-- Start of Collected data --
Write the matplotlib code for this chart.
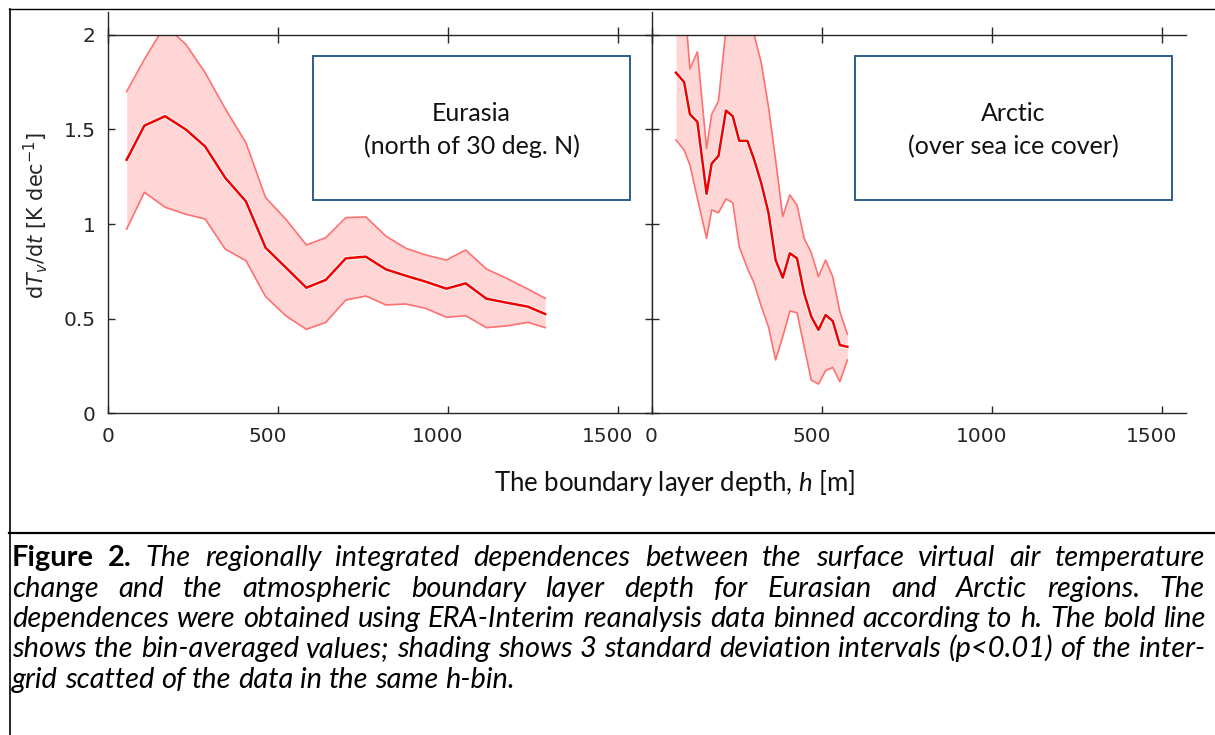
import matplotlib
matplotlib.use('Agg')
import matplotlib.pyplot as plt
import matplotlib.patheffects as pe
import matplotlib.transforms as mtransforms
from matplotlib.patches import Rectangle

# ---- data ----
# Eurasia (north of 30 deg. N)
eur_h = [55, 107, 168, 229, 286, 345, 406, 464, 524, 584, 641, 700, 759, 818,
         877, 935, 996, 1053, 1114, 1173, 1236, 1287]
eur_mean = [1.34, 1.52, 1.57, 1.50, 1.41, 1.245, 1.12, 0.875, 0.77, 0.664, 0.705,
            0.819, 0.828, 0.761, 0.727, 0.696, 0.659, 0.687, 0.606, 0.585, 0.564, 0.525]
eur_upper = [1.70, 1.87, 2.05, 1.95, 1.80, 1.61, 1.43, 1.14, 1.025, 0.89, 0.928,
             1.034, 1.038, 0.937, 0.872, 0.837, 0.81, 0.863, 0.763, 0.714, 0.657, 0.608]
eur_lower = [0.974, 1.168, 1.089, 1.052, 1.027, 0.868, 0.807, 0.617, 0.515, 0.444, 0.481,
             0.599, 0.62, 0.573, 0.578, 0.555, 0.508, 0.516, 0.453, 0.462, 0.481, 0.453]

# Arctic (over sea ice cover)
arc_h = [72, 96, 113, 135, 162, 177, 197, 219, 239, 258, 282, 302, 323, 344, 365,
         386, 407, 428, 449, 470, 491, 512, 533, 554, 576]
arc_mean = [1.80, 1.75, 1.58, 1.54, 1.16, 1.32, 1.36, 1.60, 1.57, 1.44, 1.44, 1.34,
            1.215, 1.06, 0.81, 0.717, 0.846, 0.819, 0.634, 0.511, 0.441, 0.52, 0.488,
            0.361, 0.352]
arc_upper = [2.3, 2.2, 1.82, 1.91, 1.40, 1.58, 1.65, 2.03, 2.3, 2.35, 2.2, 2.0, 1.85,
             1.62, 1.34, 1.04, 1.154, 1.10, 0.925, 0.849, 0.722, 0.81, 0.722, 0.537, 0.419]
arc_lower = [1.444, 1.391, 1.312, 1.136, 0.925, 1.075, 1.06, 1.133, 1.113, 0.881, 0.767,
             0.687, 0.564, 0.458, 0.282, 0.405, 0.541, 0.532, 0.352, 0.176, 0.155, 0.226,
             0.243, 0.168, 0.282]

xticks = [0, 500, 1000, 1500]
yticks = [0, 0.5, 1, 1.5, 2]
ytick_labels = ['0', '0.5', '1', '1.5', '2']

box_texts = [('Eurasia', '(north of 30 deg. N)'), ('Arctic', '(over sea ice cover)')]

caption_bold = ['Figure', '2.']
caption = [
    "The regionally integrated dependences between the surface virtual air temperature",
    "change and the atmospheric boundary layer depth for Eurasian and Arctic regions. The",
    "dependences were obtained using ERA-Interim reanalysis data binned according to h. The bold line",
    "shows the bin-averaged values; shading shows 3 standard deviation intervals (p<0.01) of the inter-",
    "grid scatted of the data in the same h-bin.",
]

# ---- style ----
plt.rcParams['font.family'] = 'DejaVu Sans'
plt.rcParams['mathtext.fontset'] = 'custom'
plt.rcParams['mathtext.rm'] = 'Lato'
plt.rcParams['mathtext.it'] = 'Lato:italic'

W, H = 1215, 735
AXC = '#262626'
fig = plt.figure(figsize=(W / 100, H / 100), dpi=100)

ax1 = fig.add_axes([108 / W, 1 - 413.4 / H, 543.5 / W, 378.6 / H])
ax2 = fig.add_axes([651.5 / W, 1 - 413.4 / H, 534.5 / W, 378.6 / H])


def draw_band(ax, h, lo, mean, up):
    ax.fill_between(h, lo, up, color='#ffd6d6', lw=0)
    ax.plot(h, up, color='#ff7070', lw=1.2)
    ax.plot(h, lo, color='#ff7070', lw=1.2)
    ax.plot(h, mean, color='#f00000', lw=1.8,
            path_effects=[pe.withStroke(linewidth=3.0, foreground='white')])


draw_band(ax1, eur_h, eur_lower, eur_mean, eur_upper)
draw_band(ax2, arc_h, arc_lower, arc_mean, arc_upper)

shift = mtransforms.ScaledTranslation(-0.1, 0, fig.dpi_scale_trans)

for ax, xmax in ((ax1, 1600), (ax2, 1572)):
    ax.set_xlim(0, xmax)
    ax.set_ylim(0, 2)
    ax.set_xticks(xticks)
    ax.set_xticklabels([str(t) for t in xticks])
    ax.set_yticks(yticks)
    for s in ax.spines.values():
        s.set_color(AXC)
        s.set_linewidth(1.0)
    ax.tick_params(axis='x', direction='in', top=True, length=5, width=1.0,
                   color=AXC, labelsize=14.5, labelcolor=AXC, pad=10)
    ax.tick_params(axis='y', direction='in', length=5, width=1.0, color=AXC,
                   labelsize=14.5, labelcolor=AXC, pad=9)
    # top ticks cross the line
    for t in ax.xaxis.get_major_ticks():
        t.tick2line.set_marker('|')
        t.tick2line.set_markersize(11)
    # multi-digit labels sit a little left of their ticks in the original
    for lab in ax.get_xticklabels():
        if lab.get_text() != '0':
            lab.set_transform(lab.get_transform() + shift)

ax1.set_yticklabels(ytick_labels)
ax1.tick_params(axis='y', right=True)
ax2.tick_params(axis='y', labelleft=False, right=False)
ax2.spines['right'].set_visible(False)

# ---- overlay in pixel coordinates ----
ov = fig.add_axes([0, 0, 1, 1])
ov.set_xlim(0, W)
ov.set_ylim(H, 0)
ov.axis('off')

# page frame
ov.plot([9.5, 9.5], [9, H], color='black', lw=1.2, clip_on=False)
ov.plot([9, W], [9, 9], color='black', lw=1.0, clip_on=False)
ov.plot([9, W], [533, 533], color='black', lw=1.6, clip_on=False)
# y-axis lines run a little above the top
ov.plot([108, 108], [12, 35], color=AXC, lw=1.0)
ov.plot([651.5, 651.5], [12, 35], color=AXC, lw=1.0)

# region boxes
for (x0, (t1, t2)) in zip((312.7, 854.5), box_texts):
    ov.add_patch(Rectangle((x0, 56), 317.5, 144, fill=False, ec='#2e5d8c', lw=1.4))
    cx = x0 + 317.5 / 2
    ov.text(cx, 121, t1, family='Lato', fontsize=18, ha='center', va='baseline', color='#111111')
    ov.text(cx, 154, t2, family='Lato', fontsize=18, ha='center', va='baseline', color='#111111')

# axis labels
ov.text(36, 215, r'd$T_v$/d$t$ [K dec$^{-1}$]', rotation=90, ha='center', va='center',
        fontsize=15, color=AXC, math_fontfamily='dejavusans')
ov.text(674, 491, r'The boundary layer depth, $h$ [m]', family='Lato', fontsize=18.5,
        ha='center', va='baseline', color='#111111')

# caption, justified between the page margins
renderer = fig.canvas.get_renderer()
left, right = 12, 1205
baselines = [566, 597, 627, 657, 688]
fs = 16.0


def make_words(i, line):
    words = [(w, 'normal', 'italic') for w in line.split()]
    if i == 0:
        words = [(w, 'bold', 'normal') for w in caption_bold] + words
    return words


def measure(words, size):
    arts = [ov.text(0, 0, w, family='Lato', fontsize=size, fontweight=fw, fontstyle=st,
                    va='baseline', ha='left', color='black') for w, fw, st in words]
    widths = [a.get_window_extent(renderer).width for a in arts]
    return arts, widths


def space_width(size):
    a = ov.text(0, 0, 'a a', family='Lato', fontsize=size, fontstyle='italic')
    b = ov.text(0, 0, 'aa', family='Lato', fontsize=size, fontstyle='italic')
    w = a.get_window_extent(renderer).width - b.get_window_extent(renderer).width
    a.remove()
    b.remove()
    return w


# size the font so the tightest line just fills the measure
sp = space_width(fs)
worst = 0
for i, line in enumerate(caption[:-1]):
    arts, widths = measure(make_words(i, line), fs)
    need = sum(widths) + sp * (len(widths) - 1)
    worst = max(worst, need / (right - left))
    for a in arts:
        a.remove()
fs = fs / worst * 0.995
sp = space_width(fs)

for i, line in enumerate(caption):
    words = make_words(i, line)
    arts, widths = measure(words, fs)
    if i < len(caption) - 1:
        gap = (right - left - sum(widths)) / (len(widths) - 1)
    else:
        gap = sp
    x = left
    for a, w in zip(arts, widths):
        a.set_position((x, baselines[i]))
        x += w + gap

fig.savefig('out.png', dpi=100)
-- End of Collected data --
Exercise details: Return the material line for line, from its beginning to the line that contains "from matplotlib.patches import Rectangle", with the pictures left out.

Task result:
Write the matplotlib code for this chart.
import matplotlib
matplotlib.use('Agg')
import matplotlib.pyplot as plt
import matplotlib.patheffects as pe
import matplotlib.transforms as mtransforms
from matplotlib.patches import Rectangle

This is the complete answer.